Among the lines of the listing below, retype exactly those from the one containing "Reproduce this chart with Apache ECharts." through the one containing "const panelLabels = ['(a)', '(b)'];", both included. Do not include pictures.

** START TASK INPUTS **

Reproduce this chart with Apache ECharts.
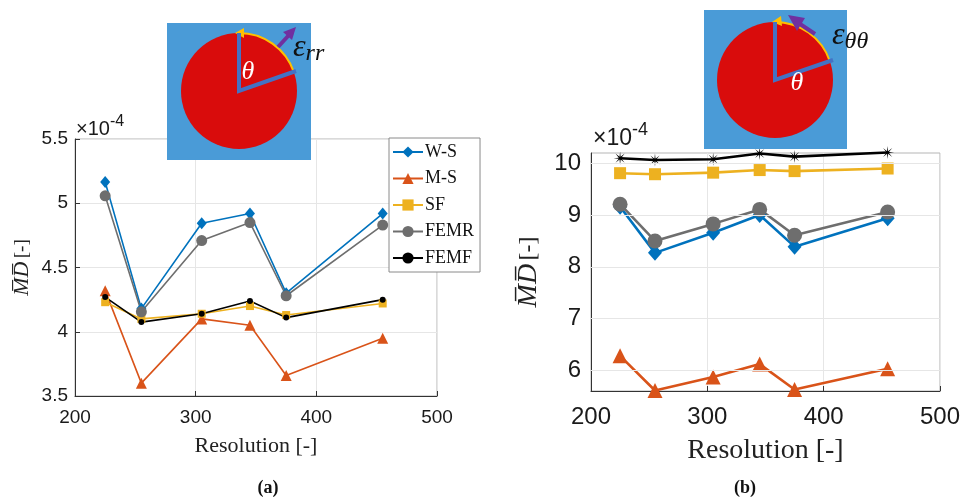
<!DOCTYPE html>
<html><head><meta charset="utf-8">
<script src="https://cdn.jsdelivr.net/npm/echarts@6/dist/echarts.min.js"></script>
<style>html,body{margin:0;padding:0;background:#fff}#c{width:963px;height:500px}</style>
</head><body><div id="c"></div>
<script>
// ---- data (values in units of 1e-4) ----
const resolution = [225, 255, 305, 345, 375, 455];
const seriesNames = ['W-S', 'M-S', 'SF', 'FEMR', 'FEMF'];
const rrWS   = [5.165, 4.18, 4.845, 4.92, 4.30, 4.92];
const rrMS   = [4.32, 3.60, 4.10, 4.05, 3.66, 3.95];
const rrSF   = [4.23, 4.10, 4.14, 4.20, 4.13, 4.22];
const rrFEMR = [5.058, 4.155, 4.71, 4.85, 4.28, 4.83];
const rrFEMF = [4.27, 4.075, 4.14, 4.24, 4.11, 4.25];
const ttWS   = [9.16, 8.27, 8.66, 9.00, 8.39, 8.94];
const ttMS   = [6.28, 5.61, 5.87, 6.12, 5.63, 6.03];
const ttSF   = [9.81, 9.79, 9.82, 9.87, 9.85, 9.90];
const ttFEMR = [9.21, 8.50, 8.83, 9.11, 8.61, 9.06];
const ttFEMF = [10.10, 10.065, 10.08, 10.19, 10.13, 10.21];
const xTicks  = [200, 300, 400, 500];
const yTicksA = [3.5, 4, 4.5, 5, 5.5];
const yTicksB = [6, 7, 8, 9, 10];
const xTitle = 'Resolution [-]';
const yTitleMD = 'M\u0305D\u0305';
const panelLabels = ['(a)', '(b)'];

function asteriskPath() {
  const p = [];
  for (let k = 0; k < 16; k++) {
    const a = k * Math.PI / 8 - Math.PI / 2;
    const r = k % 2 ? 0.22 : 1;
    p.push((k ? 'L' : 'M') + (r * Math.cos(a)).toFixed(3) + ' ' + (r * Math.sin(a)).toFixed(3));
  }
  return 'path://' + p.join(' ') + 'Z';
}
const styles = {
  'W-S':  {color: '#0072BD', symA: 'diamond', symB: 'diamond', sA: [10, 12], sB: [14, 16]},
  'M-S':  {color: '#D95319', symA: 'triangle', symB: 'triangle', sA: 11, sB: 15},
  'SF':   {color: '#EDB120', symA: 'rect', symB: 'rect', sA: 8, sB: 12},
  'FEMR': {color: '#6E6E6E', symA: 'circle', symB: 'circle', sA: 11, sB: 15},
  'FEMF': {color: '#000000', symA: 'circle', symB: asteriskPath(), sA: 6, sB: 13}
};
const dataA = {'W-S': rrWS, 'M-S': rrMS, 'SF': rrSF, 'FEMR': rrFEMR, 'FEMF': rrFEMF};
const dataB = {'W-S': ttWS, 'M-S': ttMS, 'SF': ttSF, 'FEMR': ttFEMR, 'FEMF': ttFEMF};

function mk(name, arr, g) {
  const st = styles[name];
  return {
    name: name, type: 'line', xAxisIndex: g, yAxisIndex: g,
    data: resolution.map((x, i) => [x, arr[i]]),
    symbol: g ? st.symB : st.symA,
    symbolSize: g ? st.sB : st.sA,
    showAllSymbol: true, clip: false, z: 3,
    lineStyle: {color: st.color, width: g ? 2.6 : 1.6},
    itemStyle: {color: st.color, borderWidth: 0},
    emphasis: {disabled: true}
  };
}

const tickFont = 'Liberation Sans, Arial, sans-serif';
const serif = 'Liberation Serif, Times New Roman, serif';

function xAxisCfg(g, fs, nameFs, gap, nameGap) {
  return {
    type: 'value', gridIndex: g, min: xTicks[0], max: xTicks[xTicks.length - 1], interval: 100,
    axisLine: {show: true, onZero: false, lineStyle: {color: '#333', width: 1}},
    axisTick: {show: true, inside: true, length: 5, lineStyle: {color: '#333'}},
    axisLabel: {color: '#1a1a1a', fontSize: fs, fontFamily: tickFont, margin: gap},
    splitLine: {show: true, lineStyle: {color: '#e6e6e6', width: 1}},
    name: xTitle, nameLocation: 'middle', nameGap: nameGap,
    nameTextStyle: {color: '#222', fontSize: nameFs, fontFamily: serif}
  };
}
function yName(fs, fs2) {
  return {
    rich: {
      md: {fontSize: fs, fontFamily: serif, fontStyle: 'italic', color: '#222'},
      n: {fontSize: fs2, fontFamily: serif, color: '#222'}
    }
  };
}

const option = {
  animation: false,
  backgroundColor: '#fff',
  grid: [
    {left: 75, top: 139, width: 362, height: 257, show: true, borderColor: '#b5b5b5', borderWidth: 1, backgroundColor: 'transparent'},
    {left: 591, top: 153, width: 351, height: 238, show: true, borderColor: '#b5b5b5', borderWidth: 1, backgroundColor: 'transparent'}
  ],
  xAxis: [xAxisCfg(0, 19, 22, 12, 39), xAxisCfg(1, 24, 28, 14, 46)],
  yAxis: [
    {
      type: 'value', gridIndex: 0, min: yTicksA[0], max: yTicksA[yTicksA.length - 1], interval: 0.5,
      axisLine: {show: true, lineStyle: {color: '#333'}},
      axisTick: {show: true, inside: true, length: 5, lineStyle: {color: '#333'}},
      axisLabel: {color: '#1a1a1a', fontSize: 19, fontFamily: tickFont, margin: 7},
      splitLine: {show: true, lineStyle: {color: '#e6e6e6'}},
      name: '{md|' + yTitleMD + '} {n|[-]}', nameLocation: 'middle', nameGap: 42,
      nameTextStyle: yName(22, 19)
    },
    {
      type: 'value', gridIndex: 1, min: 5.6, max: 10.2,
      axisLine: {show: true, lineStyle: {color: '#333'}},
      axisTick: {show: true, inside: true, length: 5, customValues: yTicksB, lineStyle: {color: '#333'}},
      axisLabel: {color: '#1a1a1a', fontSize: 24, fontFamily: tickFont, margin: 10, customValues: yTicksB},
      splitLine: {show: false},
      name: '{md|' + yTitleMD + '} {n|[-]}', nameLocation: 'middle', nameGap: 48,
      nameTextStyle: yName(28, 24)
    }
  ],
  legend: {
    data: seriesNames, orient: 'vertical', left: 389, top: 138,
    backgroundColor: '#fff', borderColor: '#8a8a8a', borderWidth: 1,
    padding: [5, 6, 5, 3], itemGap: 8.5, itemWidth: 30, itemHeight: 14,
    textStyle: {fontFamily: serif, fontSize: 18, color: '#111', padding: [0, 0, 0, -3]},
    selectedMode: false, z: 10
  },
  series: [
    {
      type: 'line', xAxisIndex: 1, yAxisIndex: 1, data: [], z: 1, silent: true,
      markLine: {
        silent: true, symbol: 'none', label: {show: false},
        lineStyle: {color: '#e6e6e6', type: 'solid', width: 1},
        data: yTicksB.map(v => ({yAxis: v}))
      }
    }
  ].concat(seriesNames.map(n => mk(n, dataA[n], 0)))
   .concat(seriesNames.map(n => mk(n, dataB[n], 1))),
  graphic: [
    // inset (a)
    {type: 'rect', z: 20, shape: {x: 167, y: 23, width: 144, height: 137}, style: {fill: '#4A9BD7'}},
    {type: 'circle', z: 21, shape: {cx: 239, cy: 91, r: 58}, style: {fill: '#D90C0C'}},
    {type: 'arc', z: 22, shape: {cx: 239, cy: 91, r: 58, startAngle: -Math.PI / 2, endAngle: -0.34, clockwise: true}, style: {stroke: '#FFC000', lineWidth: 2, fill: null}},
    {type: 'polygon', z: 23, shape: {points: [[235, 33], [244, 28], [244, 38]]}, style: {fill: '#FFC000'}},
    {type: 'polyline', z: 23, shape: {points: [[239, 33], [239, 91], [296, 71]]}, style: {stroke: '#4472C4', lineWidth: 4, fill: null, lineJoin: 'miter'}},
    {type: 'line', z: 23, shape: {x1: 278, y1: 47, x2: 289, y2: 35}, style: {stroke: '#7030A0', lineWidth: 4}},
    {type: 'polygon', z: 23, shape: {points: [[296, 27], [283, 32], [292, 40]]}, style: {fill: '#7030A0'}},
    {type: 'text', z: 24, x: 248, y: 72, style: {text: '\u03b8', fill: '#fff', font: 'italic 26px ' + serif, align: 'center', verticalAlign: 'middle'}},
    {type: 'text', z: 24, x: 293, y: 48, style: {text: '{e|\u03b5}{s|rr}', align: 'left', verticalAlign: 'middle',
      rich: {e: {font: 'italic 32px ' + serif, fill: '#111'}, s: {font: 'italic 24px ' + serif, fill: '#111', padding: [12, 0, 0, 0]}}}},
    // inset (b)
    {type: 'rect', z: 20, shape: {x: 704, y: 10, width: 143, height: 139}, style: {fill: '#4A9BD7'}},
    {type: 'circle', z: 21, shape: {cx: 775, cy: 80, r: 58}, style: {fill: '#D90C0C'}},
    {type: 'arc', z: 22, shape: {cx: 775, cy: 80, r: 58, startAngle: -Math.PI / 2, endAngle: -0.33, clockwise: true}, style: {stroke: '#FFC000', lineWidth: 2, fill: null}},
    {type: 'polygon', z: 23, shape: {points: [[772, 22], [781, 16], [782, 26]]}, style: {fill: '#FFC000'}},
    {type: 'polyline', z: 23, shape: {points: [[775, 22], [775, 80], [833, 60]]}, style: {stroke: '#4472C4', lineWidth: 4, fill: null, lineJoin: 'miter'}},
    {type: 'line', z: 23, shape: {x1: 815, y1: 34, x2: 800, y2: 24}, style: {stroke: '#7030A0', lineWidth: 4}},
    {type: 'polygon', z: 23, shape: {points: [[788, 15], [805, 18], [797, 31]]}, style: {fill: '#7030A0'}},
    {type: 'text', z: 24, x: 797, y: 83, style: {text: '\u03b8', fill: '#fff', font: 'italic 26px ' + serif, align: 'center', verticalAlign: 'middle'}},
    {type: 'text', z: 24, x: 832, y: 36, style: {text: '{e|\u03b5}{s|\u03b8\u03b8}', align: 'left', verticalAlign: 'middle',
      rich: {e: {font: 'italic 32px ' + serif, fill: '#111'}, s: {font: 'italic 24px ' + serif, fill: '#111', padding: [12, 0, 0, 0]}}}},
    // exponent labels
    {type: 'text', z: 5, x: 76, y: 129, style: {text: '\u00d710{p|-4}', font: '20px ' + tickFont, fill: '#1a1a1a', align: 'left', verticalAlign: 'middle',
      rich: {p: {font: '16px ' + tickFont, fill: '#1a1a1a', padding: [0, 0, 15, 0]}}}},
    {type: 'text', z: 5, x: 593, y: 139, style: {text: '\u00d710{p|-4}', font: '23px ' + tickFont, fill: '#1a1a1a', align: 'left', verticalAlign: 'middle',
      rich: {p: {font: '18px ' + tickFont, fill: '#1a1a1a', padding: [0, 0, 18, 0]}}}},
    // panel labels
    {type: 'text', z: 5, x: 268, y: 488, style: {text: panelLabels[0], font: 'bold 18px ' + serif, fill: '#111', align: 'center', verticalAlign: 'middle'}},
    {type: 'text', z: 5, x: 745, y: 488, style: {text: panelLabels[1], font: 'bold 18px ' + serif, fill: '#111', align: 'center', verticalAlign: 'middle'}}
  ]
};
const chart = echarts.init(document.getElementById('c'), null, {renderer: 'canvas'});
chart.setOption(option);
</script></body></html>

** END TASK INPUTS **
** START TASK INPUTS **

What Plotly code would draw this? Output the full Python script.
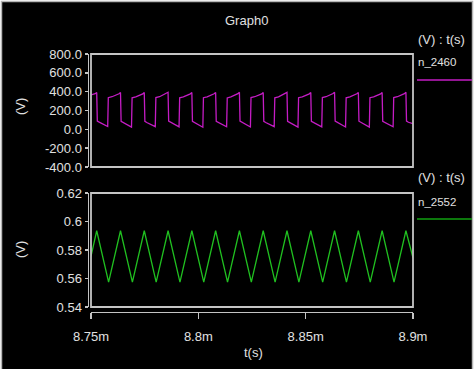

** END TASK INPUTS **

== FINISHED TASK ==
Reproduce this chart with Apache ECharts.
<!DOCTYPE html>
<html><head><meta charset="utf-8">
<script src="https://cdn.jsdelivr.net/npm/echarts@6/dist/echarts.min.js"></script>
<style>html,body{margin:0;padding:0;background:#fff}#c{width:963px;height:500px}</style>
</head><body><div id="c"></div>
<script>
// ---- data (values in units of 1e-4) ----
const resolution = [225, 255, 305, 345, 375, 455];
const seriesNames = ['W-S', 'M-S', 'SF', 'FEMR', 'FEMF'];
const rrWS   = [5.165, 4.18, 4.845, 4.92, 4.30, 4.92];
const rrMS   = [4.32, 3.60, 4.10, 4.05, 3.66, 3.95];
const rrSF   = [4.23, 4.10, 4.14, 4.20, 4.13, 4.22];
const rrFEMR = [5.058, 4.155, 4.71, 4.85, 4.28, 4.83];
const rrFEMF = [4.27, 4.075, 4.14, 4.24, 4.11, 4.25];
const ttWS   = [9.16, 8.27, 8.66, 9.00, 8.39, 8.94];
const ttMS   = [6.28, 5.61, 5.87, 6.12, 5.63, 6.03];
const ttSF   = [9.81, 9.79, 9.82, 9.87, 9.85, 9.90];
const ttFEMR = [9.21, 8.50, 8.83, 9.11, 8.61, 9.06];
const ttFEMF = [10.10, 10.065, 10.08, 10.19, 10.13, 10.21];
const xTicks  = [200, 300, 400, 500];
const yTicksA = [3.5, 4, 4.5, 5, 5.5];
const yTicksB = [6, 7, 8, 9, 10];
const xTitle = 'Resolution [-]';
const yTitleMD = 'M\u0305D\u0305';
const panelLabels = ['(a)', '(b)'];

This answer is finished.